DATA SEGMENT:
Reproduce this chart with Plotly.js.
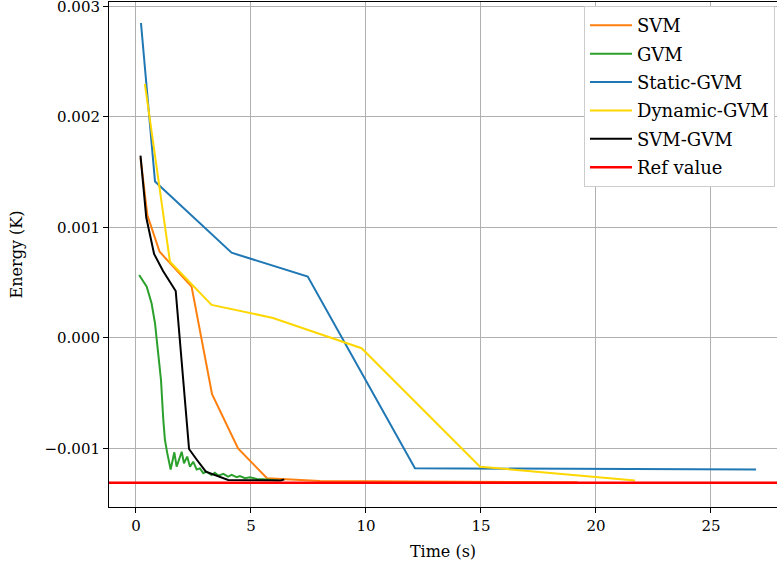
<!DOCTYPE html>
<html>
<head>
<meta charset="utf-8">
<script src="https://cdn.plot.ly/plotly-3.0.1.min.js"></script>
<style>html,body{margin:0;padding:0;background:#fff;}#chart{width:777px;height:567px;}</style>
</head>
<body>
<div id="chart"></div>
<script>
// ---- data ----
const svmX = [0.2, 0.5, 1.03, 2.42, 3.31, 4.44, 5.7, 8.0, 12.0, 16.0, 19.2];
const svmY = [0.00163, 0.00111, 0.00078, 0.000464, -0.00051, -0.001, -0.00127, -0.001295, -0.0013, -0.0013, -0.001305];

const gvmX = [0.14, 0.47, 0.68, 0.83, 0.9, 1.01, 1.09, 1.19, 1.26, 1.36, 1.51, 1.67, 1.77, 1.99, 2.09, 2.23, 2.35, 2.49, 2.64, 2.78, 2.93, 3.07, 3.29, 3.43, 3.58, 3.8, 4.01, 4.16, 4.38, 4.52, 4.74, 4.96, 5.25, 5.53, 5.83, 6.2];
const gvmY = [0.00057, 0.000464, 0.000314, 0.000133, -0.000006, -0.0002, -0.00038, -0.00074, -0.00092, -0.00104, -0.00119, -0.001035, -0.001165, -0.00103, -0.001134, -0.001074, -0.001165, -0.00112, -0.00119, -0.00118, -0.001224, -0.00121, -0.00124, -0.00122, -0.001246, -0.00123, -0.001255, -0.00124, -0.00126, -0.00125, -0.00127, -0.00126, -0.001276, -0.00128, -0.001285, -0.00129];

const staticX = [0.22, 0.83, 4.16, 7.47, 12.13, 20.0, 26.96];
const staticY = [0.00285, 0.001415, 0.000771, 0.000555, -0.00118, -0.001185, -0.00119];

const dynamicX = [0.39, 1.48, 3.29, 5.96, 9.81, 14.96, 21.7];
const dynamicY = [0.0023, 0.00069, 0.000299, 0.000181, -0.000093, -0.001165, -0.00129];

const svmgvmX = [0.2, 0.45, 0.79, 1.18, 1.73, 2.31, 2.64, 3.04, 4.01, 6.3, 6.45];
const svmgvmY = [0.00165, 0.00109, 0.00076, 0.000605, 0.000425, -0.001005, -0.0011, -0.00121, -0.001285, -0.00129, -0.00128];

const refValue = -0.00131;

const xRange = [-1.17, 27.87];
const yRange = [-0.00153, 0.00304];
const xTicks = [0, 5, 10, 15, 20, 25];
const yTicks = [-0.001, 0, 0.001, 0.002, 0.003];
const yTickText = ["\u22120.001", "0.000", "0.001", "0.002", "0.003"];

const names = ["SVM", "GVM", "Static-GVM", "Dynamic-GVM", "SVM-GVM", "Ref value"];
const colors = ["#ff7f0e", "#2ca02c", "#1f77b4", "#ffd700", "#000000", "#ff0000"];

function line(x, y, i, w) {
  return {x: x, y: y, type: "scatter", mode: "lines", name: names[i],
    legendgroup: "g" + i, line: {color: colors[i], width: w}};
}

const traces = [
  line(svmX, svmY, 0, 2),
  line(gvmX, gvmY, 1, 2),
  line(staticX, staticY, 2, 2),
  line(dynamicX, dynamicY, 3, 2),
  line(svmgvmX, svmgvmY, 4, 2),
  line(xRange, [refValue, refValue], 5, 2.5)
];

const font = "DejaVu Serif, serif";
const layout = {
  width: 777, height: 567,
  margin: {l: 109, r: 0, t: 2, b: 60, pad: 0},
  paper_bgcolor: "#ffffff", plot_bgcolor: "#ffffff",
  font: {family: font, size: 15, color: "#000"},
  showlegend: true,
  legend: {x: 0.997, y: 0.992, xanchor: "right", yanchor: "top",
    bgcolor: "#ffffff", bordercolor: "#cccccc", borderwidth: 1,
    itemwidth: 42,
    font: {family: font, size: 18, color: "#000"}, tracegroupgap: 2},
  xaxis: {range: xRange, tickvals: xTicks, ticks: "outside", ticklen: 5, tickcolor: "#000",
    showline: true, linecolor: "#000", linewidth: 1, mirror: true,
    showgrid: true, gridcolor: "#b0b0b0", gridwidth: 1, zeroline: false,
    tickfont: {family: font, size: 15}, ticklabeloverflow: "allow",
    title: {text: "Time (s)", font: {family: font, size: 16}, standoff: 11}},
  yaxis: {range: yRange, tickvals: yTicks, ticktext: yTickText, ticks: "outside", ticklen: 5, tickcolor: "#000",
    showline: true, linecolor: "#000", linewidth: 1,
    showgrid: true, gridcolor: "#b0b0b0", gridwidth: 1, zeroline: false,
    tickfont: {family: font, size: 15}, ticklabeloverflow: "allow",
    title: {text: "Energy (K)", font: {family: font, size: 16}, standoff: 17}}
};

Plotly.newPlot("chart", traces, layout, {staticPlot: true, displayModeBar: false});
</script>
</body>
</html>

DO THIS:
Copy all the data exactly as written, but skip any picture.

RESULT OF THIS EXERCISE:
Reproduce this chart with Plotly.js.
<!DOCTYPE html>
<html>
<head>
<meta charset="utf-8">
<script src="https://cdn.plot.ly/plotly-3.0.1.min.js"></script>
<style>html,body{margin:0;padding:0;background:#fff;}#chart{width:777px;height:567px;}</style>
</head>
<body>
<div id="chart"></div>
<script>
// ---- data ----
const svmX = [0.2, 0.5, 1.03, 2.42, 3.31, 4.44, 5.7, 8.0, 12.0, 16.0, 19.2];
const svmY = [0.00163, 0.00111, 0.00078, 0.000464, -0.00051, -0.001, -0.00127, -0.001295, -0.0013, -0.0013, -0.001305];

const gvmX = [0.14, 0.47, 0.68, 0.83, 0.9, 1.01, 1.09, 1.19, 1.26, 1.36, 1.51, 1.67, 1.77, 1.99, 2.09, 2.23, 2.35, 2.49, 2.64, 2.78, 2.93, 3.07, 3.29, 3.43, 3.58, 3.8, 4.01, 4.16, 4.38, 4.52, 4.74, 4.96, 5.25, 5.53, 5.83, 6.2];
const gvmY = [0.00057, 0.000464, 0.000314, 0.000133, -0.000006, -0.0002, -0.00038, -0.00074, -0.00092, -0.00104, -0.00119, -0.001035, -0.001165, -0.00103, -0.001134, -0.001074, -0.001165, -0.00112, -0.00119, -0.00118, -0.001224, -0.00121, -0.00124, -0.00122, -0.001246, -0.00123, -0.001255, -0.00124, -0.00126, -0.00125, -0.00127, -0.00126, -0.001276, -0.00128, -0.001285, -0.00129];

const staticX = [0.22, 0.83, 4.16, 7.47, 12.13, 20.0, 26.96];
const staticY = [0.00285, 0.001415, 0.000771, 0.000555, -0.00118, -0.001185, -0.00119];

const dynamicX = [0.39, 1.48, 3.29, 5.96, 9.81, 14.96, 21.7];
const dynamicY = [0.0023, 0.00069, 0.000299, 0.000181, -0.000093, -0.001165, -0.00129];

const svmgvmX = [0.2, 0.45, 0.79, 1.18, 1.73, 2.31, 2.64, 3.04, 4.01, 6.3, 6.45];
const svmgvmY = [0.00165, 0.00109, 0.00076, 0.000605, 0.000425, -0.001005, -0.0011, -0.00121, -0.001285, -0.00129, -0.00128];

const refValue = -0.00131;

const xRange = [-1.17, 27.87];
const yRange = [-0.00153, 0.00304];
const xTicks = [0, 5, 10, 15, 20, 25];
const yTicks = [-0.001, 0, 0.001, 0.002, 0.003];
const yTickText = ["\u22120.001", "0.000", "0.001", "0.002", "0.003"];

const names = ["SVM", "GVM", "Static-GVM", "Dynamic-GVM", "SVM-GVM", "Ref value"];
const colors = ["#ff7f0e", "#2ca02c", "#1f77b4", "#ffd700", "#000000", "#ff0000"];

function line(x, y, i, w) {
  return {x: x, y: y, type: "scatter", mode: "lines", name: names[i],
    legendgroup: "g" + i, line: {color: colors[i], width: w}};
}

const traces = [
  line(svmX, svmY, 0, 2),
  line(gvmX, gvmY, 1, 2),
  line(staticX, staticY, 2, 2),
  line(dynamicX, dynamicY, 3, 2),
  line(svmgvmX, svmgvmY, 4, 2),
  line(xRange, [refValue, refValue], 5, 2.5)
];

const font = "DejaVu Serif, serif";
const layout = {
  width: 777, height: 567,
  margin: {l: 109, r: 0, t: 2, b: 60, pad: 0},
  paper_bgcolor: "#ffffff", plot_bgcolor: "#ffffff",
  font: {family: font, size: 15, color: "#000"},
  showlegend: true,
  legend: {x: 0.997, y: 0.992, xanchor: "right", yanchor: "top",
    bgcolor: "#ffffff", bordercolor: "#cccccc", borderwidth: 1,
    itemwidth: 42,
    font: {family: font, size: 18, color: "#000"}, tracegroupgap: 2},
  xaxis: {range: xRange, tickvals: xTicks, ticks: "outside", ticklen: 5, tickcolor: "#000",
    showline: true, linecolor: "#000", linewidth: 1, mirror: true,
    showgrid: true, gridcolor: "#b0b0b0", gridwidth: 1, zeroline: false,
    tickfont: {family: font, size: 15}, ticklabeloverflow: "allow",
    title: {text: "Time (s)", font: {family: font, size: 16}, standoff: 11}},
  yaxis: {range: yRange, tickvals: yTicks, ticktext: yTickText, ticks: "outside", ticklen: 5, tickcolor: "#000",
    showline: true, linecolor: "#000", linewidth: 1,
    showgrid: true, gridcolor: "#b0b0b0", gridwidth: 1, zeroline: false,
    tickfont: {family: font, size: 15}, ticklabeloverflow: "allow",
    title: {text: "Energy (K)", font: {family: font, size: 16}, standoff: 17}}
};

Plotly.newPlot("chart", traces, layout, {staticPlot: true, displayModeBar: false});
</script>
</body>
</html>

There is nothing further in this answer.